Crossroads has another potential super PAC weapon to assist McConnell in a primary fight if he needs it. Early this year, Law unveiled another new PAC, the Conservative Victory Project, specifically to help some conservative candidates fend off challengers, such as weak Tea Party candidates it believes cannot win in the general election. Two GOP fundraisers with strong ties to McConnell told the Huffington Post that the new PAC’s mission was similar to one that the senator had called for in private meetings with GOP consultants. Law told National Review that he did not discuss the idea of the new PAC with the senator. A Crossroads spokesman declined to answer a Huffington Post query about whether Rove or other leaders of the super PAC had been in contact with the senator about the new PAC. And McConnell’s office likewise didn’t answer questions about whether he’d spoken to Crossroads leaders about the concept.
The ties between the senator and his protégé Law—who has said that “most of what I’ve learned about politics I learned from him”—go back almost a quarter century. Law spent almost a decade in the 1990s working in high posts for McConnell, including stints as his chief of staff at the National Republican Senatorial Committee when the senator was leading it. Law was deputy secretary in the Labor Department when Elaine Chao, McConnell’s wife, ran it during the George W. Bush administration.
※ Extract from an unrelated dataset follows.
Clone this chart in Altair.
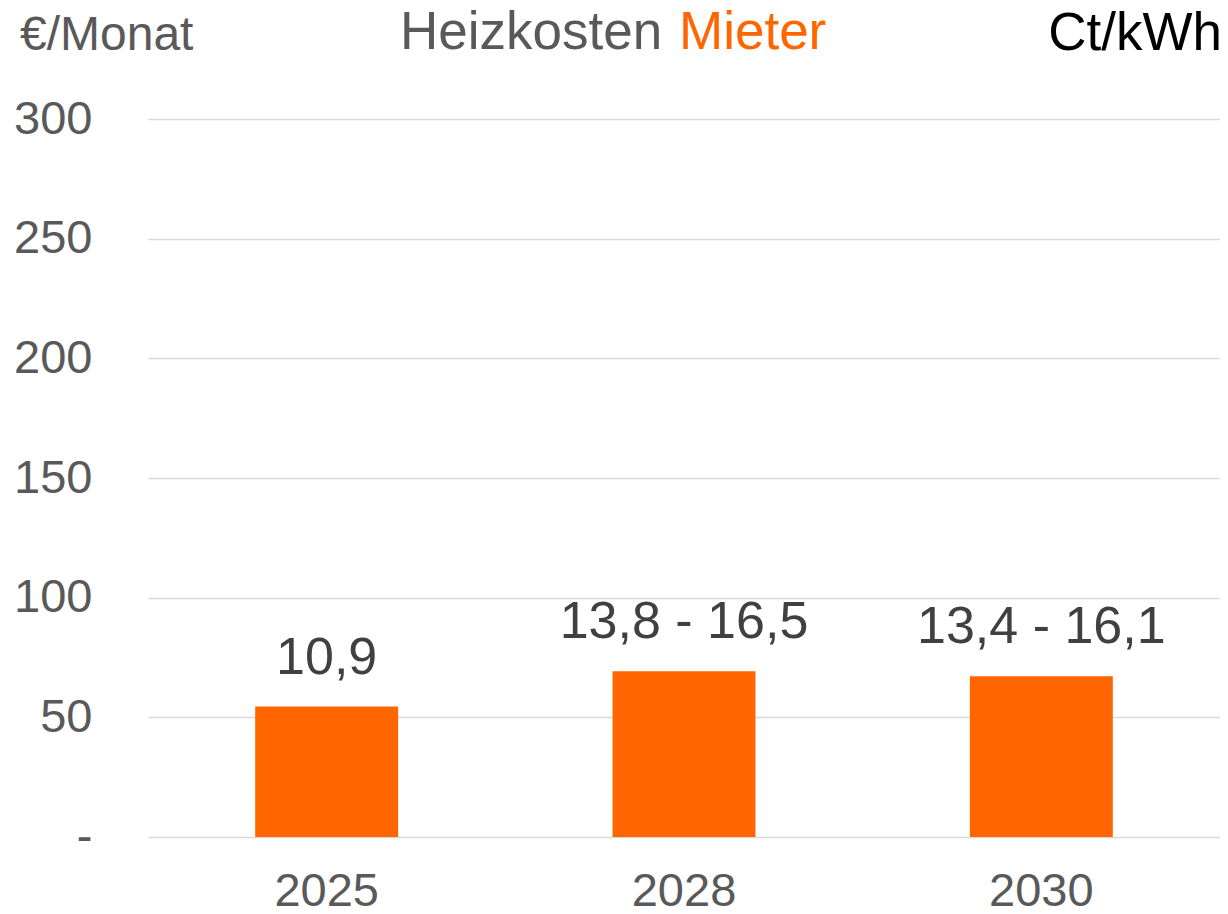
import altair as alt
import pandas as pd

years = ["2025", "2028", "2030"]
heights = [54.5, 69.3, 67.2]
labels = ["10,9", "13,8 - 16,5", "13,4 - 16,1"]

df = pd.DataFrame({"year": years, "value": heights, "label": labels})

FONT = "Liberation Sans"
ORANGE = "#ff6600"
GRAY = "#595959"

base = alt.Chart(df)

bars = base.mark_bar(color=ORANGE).encode(
    x=alt.X("year:N", sort=years,
            scale=alt.Scale(paddingInner=0.6, paddingOuter=0.3),
            axis=alt.Axis(title=None, labelAngle=0, domain=False, ticks=False, tickSize=0,
                          labelPadding=31, labelFontSize=47, labelColor=GRAY,
                          labelFont=FONT, grid=False)),
    y=alt.Y("value:Q", scale=alt.Scale(domain=[0, 300], nice=False),
            axis=alt.Axis(title=None, values=[0, 50, 100, 150, 200, 250, 300],
                          labelExpr="datum.value == 0 ? '-' : datum.label",
                          domain=False, ticks=False, tickSize=0, labelPadding=56,
                          labelFontSize=47, labelColor=GRAY, labelFont=FONT,
                          gridColor="#d9d9d9", gridWidth=1.5)),
)

text = base.mark_text(fontSize=52, color="#404040", font=FONT, baseline="alphabetic", dy=-33).encode(
    x=alt.X("year:N", sort=years),
    y="value:Q",
    text="label:N",
)

one = alt.Chart(pd.DataFrame({"a": [1]}))
t1 = one.mark_text(text="€/Monat", fontSize=48, color=GRAY, font=FONT, align="left", baseline="alphabetic").encode(
    x=alt.value(-128), y=alt.value(-69))
t2 = one.mark_text(text="Heizkosten", fontSize=53, color=GRAY, font=FONT, align="left", baseline="alphabetic").encode(
    x=alt.value(252), y=alt.value(-70))
t3 = one.mark_text(text="Mieter", fontSize=53, color=ORANGE, font=FONT, align="left", baseline="alphabetic").encode(
    x=alt.value(531), y=alt.value(-70))
t4 = one.mark_text(text="Ct/kWh", fontSize=53, color="black", font=FONT, align="right", baseline="alphabetic").encode(
    x=alt.value(1074), y=alt.value(-69))

chart = alt.layer(bars, text, t1, t2, t3, t4).properties(
    width=1072, height=718,
    background="white",
    autosize=alt.AutoSizeParams(type="none"),
    padding={"left": 140, "top": 111, "right": 0, "bottom": 77},
).configure_view(strokeWidth=0, stroke=None)

chart.save("out.html", embed_options={"renderer": "svg", "actions": False})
Last year the Washington Post reported in a profile of Law that he and McConnell seldom talk now, apparently to avoid possible conflicts of interest and coordination issues.
But the two men remain very close allies, according to several GOP operatives familiar with them. “I think McConnell and Law have a father-son relationship,” said one GOP operative.
“The fact that Steven would go on the board of the Kentucky PAC means that they’re being open about their coordination,” another consultant added, referring to the two super PACs.
Some campaign-finance lawyers caution that, given the historical ties that the super PACs have with the senator in the person of Law, they will have to be careful to avoid scrutiny by watchdog groups.
“Because of the relationships between American Crossroads and Kentuckians for Strong Leadership, each of the two super PACs should avoid coordinating with McConnell to reduce the risk of further inquiry,” said Ken Gross, a veteran campaign-finance lawyer with Skadden Arps.
Nonetheless, launching a new PAC with a Kentucky patina, rather than relying on the Crossroads groups—which lost a good bit of luster after raising more than $300 million but failing to take the White House or the Senate—could prove a smart move, say campaign-finance lawyers and GOP operatives.
“I can’t think of a legal advantage to creating a new super PAC, but I can think of a political one,” said Trevor Potter, a former chairman of the Federal Election Commission and now a partner at Caplin & Drysdale. “Given the controversies after the 2012 elections about the lack of success of American Crossroads and reports of donor dissatisfaction, it makes sense for some of the same key players to regroup and operate under a different banner for 2014.”
Some GOP operatives concur. “I think when Washington comes in and says that a particular candidate is a good guy—that no longer works. Crossroads is the epicenter of Washington and represents everything about the city that the average voter hates,” said one operative with good ties to McConnell. "With all super PACs it needs to be unambiguous that the candidate is pleased with its activities and funding, and this one seems to have the blessing of McConnell.”
That formula looks like what McConnell and Law are banking on to help the senator win another term.